I walked back into my colorful home that smelled like the warmth of red sauce with a hint of cinnamon and overall calm. I found the silence and the emptiness both soothing and shattering and allowed the wave of it all to wash over me.

As I sat crying – heavy tears – I thought about all the mothers longing for their babies as I longed deeply for mine. The ones born, the ones to be born, the ones that may never be born, the ones born and passed.

I thought of the marriages and relationships that suffer from demons and closets and skeletons. That suffer from selfishness and fear. That are choked by anxiety and drowned with depression.

I thought of how I wished I knew the root of sin. How I wished I could close in on the little tick of sin that breaks good things and lock it away. This way people don’t have to hurt. This way longing and sadness and loneliness don’t happen.

This way birthday parties last forever.

Then I thought – “Erin, my peace I give to you – my peace I leave with you.” And instantly I allowed my heart to enter the loving compassion of Christ and I cried not needing answers.

Surely we want to understand so much! Surely we want plans and tactics. We think of what we need that may relieve us. We think of how to get to the root and change the course. But really –  perhaps in these moments when our hearts gasp, we are to resist allowing our minds to stir and the urge to try and figure something out.

Maybe, instead, we are to accept an invitation to enter into God’s peace.

It was left for us. We should rest in it.

In Phillipians Paul writes “May the peace of God which surpasses all understanding guard your hearts and your minds in Jesus Christ.” (Phil 4:7)

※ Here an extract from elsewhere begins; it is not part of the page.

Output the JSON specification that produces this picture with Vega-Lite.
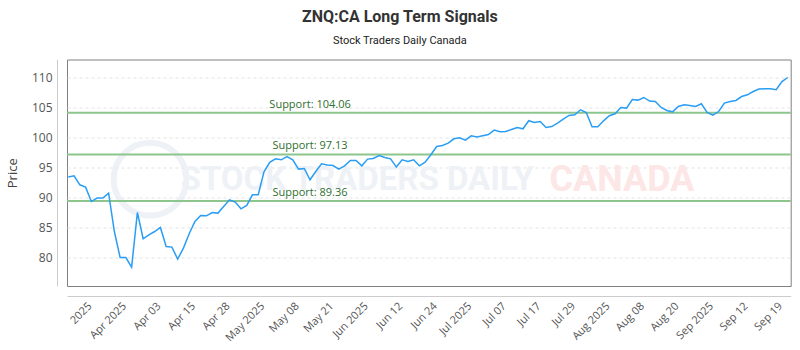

And it’s so true, guys, it’s so true – peace is here for us. We are invited into peace when our hearts are quaking. This peace guards us.

It allows us to cry and drip snot on our floor and not have answers. It is when we enter this without the need to know that we get to experience divine compassion.

And it’s this —

Hmmmmm….

It’s this experience of compassion that I guess really allows us to be free from the world. It’s like when we fell as kids, skinned our knee and freaked out at the blood to then have somebody’s loving warmth and care calm us down. All was made right. We forgot about the trauma.

What we want from people and relationships is valid… our sadness is valid. Our longing is valid.

So feel it —

— in doing so, I have found equal to this is the validity of calm and freedom.

Which we can also so feel. 

Valid is the power of God to be compassionately present and working always and forever in our lives.

Amen. Namaste.

ps: hug your babies if you got em ;) for all the mamas who can’t.

Heart Opening

I am overwhelmed.

I think probably the only person who knows the depth of my heart ache on Thanksgiving is my niece, Aila. Who – under the stunning glow of the moonlight – in the crisp evening before a round of rain – kissed me so sweetly in astonishment of my tears. After a hug from her plastic horse, I laid down on the earth and looked up to the sky. My heart was in pieces as I talked to my mom about my pain, my faith, and my desire to love.

Struggle goes through phases as does merit, reward, and courage. Pain and regret happen as randomly as upright clarity. In the questions we ask of our past, we find our future. In the requests we make of others, we find God’s requests of us.

My emotions are so deep – I was with a writer friend a week or so ago and in her critique of an incredibly sensual piece she asked “how deep are her emotions? how much more can we know of her?” And though the woman in my piece wasn’t me, her feminine core was my reflection. To that, the answer to that question simply brings images of oceans, galaxies, and – oddly enough – a muddy puddle.

In my suffering, I have asked God to show me beauty – to help me understand how his love radiates and to put it through me: to my daughters, to my family and friends, to the world. I am really moved – I am crying, actually as I write this – because I have found so much joy in my confusion and in my sadness, I have found so much strength. I have peace in my change. In my worry, I have gained confidence.

And, well, receiving so much love through posting a picture of me and my daughters is so much more than a nice photo – this picture is all of what I described, not just for me but for my daughters as well, and – with snot running out of my nose right now – I just want to thank God.